Father No. 1 did have a nice head of hair. In fact, he looked and sounded like a cross between Alan Rickman and Vladimir Putin. Not so warm and fuzzy.
We don’t know how female pterosaurs behaved, Dr. Andres told me, but their relatives, birds and crocodiles, defend their offspring.
I wanted to join the mammals, anyway.
And there was the evidence I needed. In the game of life, or the halls of a museum, wasn’t it all about protecting our young? Father No. 1 wanted to give his son the advantage in the group, experiencing the thrill of prehistoric flight until he dominated the virtual landscape. Father No. 2 fought for equality and a decent chance. And I, mother, whom Dr. Andres gamely described as a pterosaur with a slightly smaller form and “less conspicuous head crest,” just wanted to get out of there unnoticed.

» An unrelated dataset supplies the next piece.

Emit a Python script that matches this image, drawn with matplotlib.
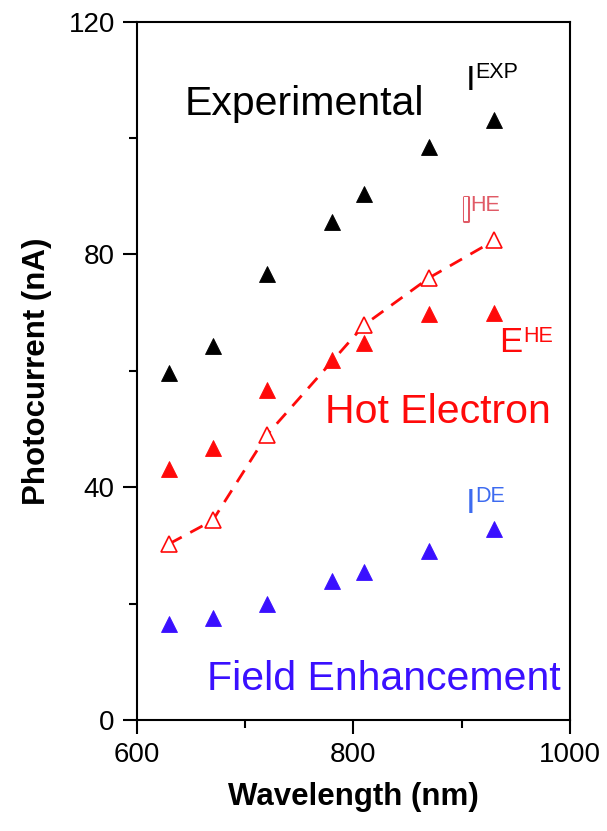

Anytime my oldest child watches adults behave in ways that might earn them a visit to the principal’s office, she asks me a lot of questions, which lead to my own. Is there a less confrontational way to speak to someone you suspect is ready for a fight? At what point do you step in? And when do you listen to your instincts about knowing when to let things play out on their own? Our visit to the pterosaur exhibit revealed much about human behavior, it turned out.
Fossil record or not, there’s always someone who cuts to the front of a line and wants to stay there. So much of parenting feels like knowing when to compete and when to walk away. The best answer I had for my 9-year-old’s many questions was to explain that the same idea applies to growing up.